Exercise directions – Beginning with the first line, set down every line through the one containing "(0,0) rectangle (1139,653);", exactly as it appears, but not the pictures.
# Recorded data start
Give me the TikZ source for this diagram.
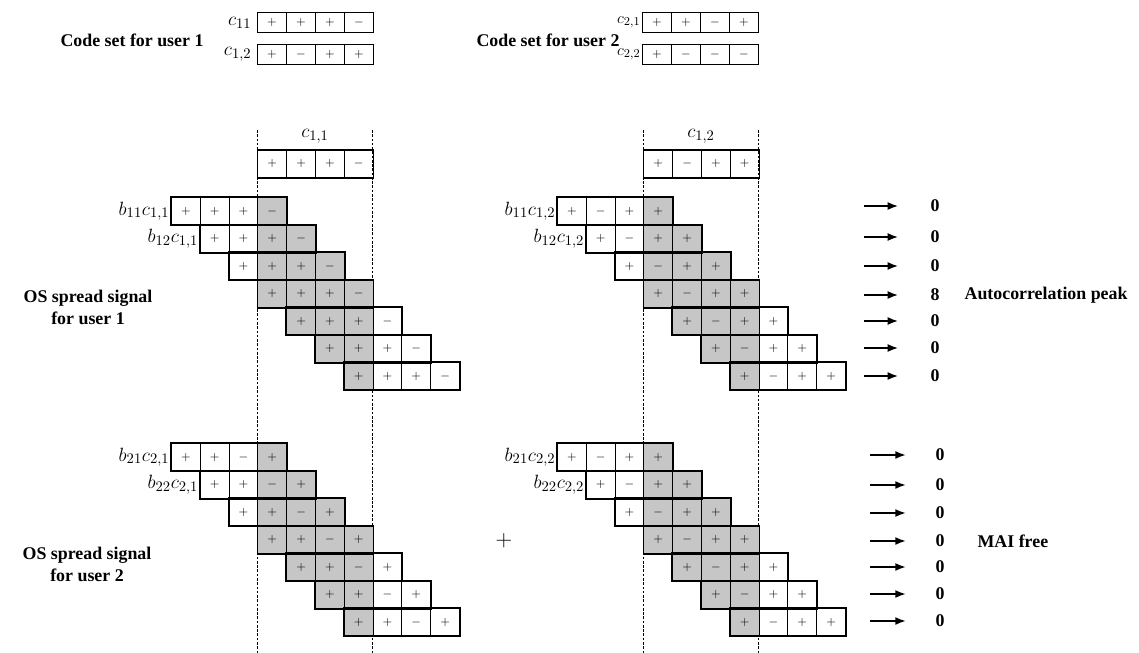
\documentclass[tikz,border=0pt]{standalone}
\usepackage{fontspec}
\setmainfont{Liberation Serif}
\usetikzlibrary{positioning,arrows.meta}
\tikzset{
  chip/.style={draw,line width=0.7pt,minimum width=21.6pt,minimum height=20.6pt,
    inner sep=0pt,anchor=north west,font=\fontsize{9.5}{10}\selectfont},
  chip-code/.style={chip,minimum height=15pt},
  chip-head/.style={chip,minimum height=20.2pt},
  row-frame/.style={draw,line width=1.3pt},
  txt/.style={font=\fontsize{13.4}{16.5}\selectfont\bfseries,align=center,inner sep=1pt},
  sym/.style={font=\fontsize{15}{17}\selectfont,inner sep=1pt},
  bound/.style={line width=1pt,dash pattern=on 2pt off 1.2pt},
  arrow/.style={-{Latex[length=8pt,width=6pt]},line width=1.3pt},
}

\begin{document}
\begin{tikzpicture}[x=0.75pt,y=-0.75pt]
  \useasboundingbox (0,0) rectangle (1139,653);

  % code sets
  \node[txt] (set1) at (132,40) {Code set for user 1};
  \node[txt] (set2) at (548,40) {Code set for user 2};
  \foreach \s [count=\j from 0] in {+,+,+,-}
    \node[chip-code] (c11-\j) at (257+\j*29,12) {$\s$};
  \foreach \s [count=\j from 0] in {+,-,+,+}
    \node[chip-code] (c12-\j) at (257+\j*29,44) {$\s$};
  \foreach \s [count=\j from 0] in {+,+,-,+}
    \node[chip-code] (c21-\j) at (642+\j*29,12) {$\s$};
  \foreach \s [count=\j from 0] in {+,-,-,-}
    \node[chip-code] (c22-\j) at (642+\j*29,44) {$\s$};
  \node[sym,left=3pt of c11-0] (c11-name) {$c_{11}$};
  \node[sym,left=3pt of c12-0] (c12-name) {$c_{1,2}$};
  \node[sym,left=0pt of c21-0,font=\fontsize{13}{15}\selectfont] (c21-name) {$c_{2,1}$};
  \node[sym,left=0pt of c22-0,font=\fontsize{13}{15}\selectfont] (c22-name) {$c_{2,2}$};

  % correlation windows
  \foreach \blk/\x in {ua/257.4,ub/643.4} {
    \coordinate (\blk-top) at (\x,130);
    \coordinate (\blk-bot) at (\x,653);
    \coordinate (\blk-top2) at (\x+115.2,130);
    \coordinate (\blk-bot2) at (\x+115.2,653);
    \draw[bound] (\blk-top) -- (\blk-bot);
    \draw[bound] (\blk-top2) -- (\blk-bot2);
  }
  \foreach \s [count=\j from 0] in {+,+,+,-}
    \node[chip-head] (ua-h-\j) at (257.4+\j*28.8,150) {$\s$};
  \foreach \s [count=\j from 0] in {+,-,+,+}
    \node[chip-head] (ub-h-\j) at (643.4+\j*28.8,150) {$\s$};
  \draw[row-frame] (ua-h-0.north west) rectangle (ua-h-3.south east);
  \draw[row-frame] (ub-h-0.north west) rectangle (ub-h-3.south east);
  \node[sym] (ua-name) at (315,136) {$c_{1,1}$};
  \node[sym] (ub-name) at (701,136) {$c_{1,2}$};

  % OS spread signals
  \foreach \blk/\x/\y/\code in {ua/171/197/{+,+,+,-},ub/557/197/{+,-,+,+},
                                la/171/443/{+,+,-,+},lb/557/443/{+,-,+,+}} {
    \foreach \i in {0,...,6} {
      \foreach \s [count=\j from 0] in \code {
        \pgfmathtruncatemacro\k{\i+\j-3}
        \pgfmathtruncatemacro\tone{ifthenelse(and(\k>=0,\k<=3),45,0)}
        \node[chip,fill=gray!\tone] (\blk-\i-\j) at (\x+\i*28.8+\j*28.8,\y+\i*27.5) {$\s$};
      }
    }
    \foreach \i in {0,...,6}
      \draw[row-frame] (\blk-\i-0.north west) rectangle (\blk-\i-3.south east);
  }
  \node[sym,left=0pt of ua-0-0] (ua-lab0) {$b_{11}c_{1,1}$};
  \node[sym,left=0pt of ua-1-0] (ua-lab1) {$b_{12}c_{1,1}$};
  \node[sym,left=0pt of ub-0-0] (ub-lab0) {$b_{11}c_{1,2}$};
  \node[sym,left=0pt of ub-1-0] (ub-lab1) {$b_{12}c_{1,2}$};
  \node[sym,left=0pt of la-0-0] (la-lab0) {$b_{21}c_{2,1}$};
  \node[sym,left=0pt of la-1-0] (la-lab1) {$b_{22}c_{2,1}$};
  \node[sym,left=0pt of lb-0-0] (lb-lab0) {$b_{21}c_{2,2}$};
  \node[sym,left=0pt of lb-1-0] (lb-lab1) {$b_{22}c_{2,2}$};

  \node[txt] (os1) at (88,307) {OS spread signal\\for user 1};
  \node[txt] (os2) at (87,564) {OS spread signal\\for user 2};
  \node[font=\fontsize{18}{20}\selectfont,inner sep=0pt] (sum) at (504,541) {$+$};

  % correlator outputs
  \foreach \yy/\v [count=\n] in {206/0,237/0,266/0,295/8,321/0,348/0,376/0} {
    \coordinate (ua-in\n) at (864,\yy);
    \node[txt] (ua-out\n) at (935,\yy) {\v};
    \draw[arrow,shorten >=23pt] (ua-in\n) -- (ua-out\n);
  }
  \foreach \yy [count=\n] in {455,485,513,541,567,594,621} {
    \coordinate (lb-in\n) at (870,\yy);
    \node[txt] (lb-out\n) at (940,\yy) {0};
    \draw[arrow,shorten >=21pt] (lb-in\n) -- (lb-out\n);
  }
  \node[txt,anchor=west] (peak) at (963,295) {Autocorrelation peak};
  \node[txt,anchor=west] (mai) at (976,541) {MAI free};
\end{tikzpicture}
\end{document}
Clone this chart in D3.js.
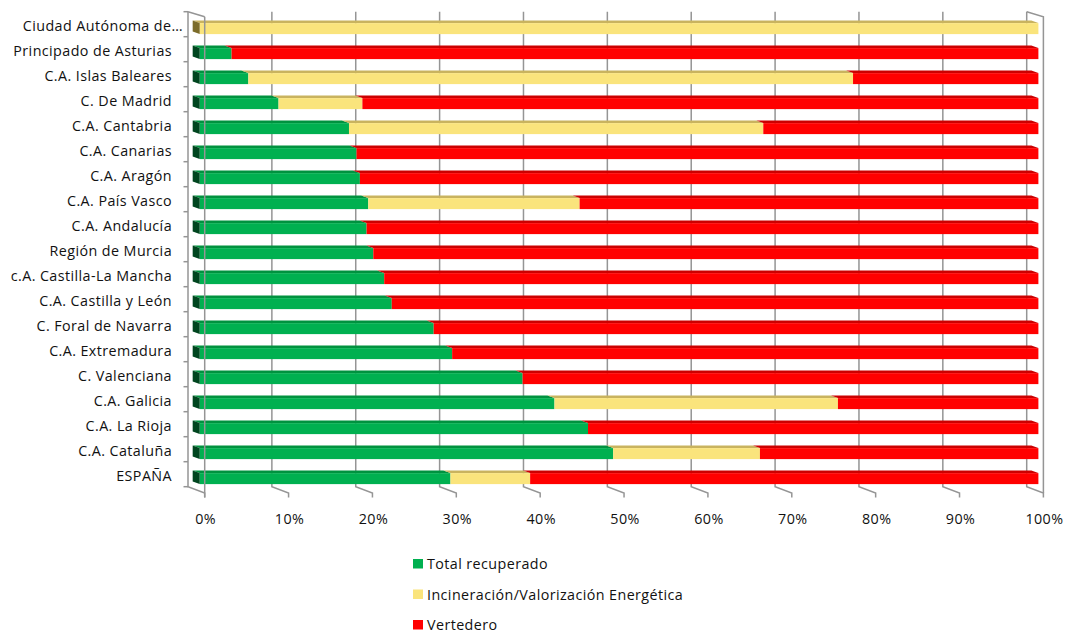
# Recorded data end
Output of the task –
Give me the TikZ source for this diagram.
\documentclass[tikz,border=0pt]{standalone}
\usepackage{fontspec}
\setmainfont{Liberation Serif}
\usetikzlibrary{positioning,arrows.meta}
\tikzset{
  chip/.style={draw,line width=0.7pt,minimum width=21.6pt,minimum height=20.6pt,
    inner sep=0pt,anchor=north west,font=\fontsize{9.5}{10}\selectfont},
  chip-code/.style={chip,minimum height=15pt},
  chip-head/.style={chip,minimum height=20.2pt},
  row-frame/.style={draw,line width=1.3pt},
  txt/.style={font=\fontsize{13.4}{16.5}\selectfont\bfseries,align=center,inner sep=1pt},
  sym/.style={font=\fontsize{15}{17}\selectfont,inner sep=1pt},
  bound/.style={line width=1pt,dash pattern=on 2pt off 1.2pt},
  arrow/.style={-{Latex[length=8pt,width=6pt]},line width=1.3pt},
}

\begin{document}
\begin{tikzpicture}[x=0.75pt,y=-0.75pt]
  \useasboundingbox (0,0) rectangle (1139,653);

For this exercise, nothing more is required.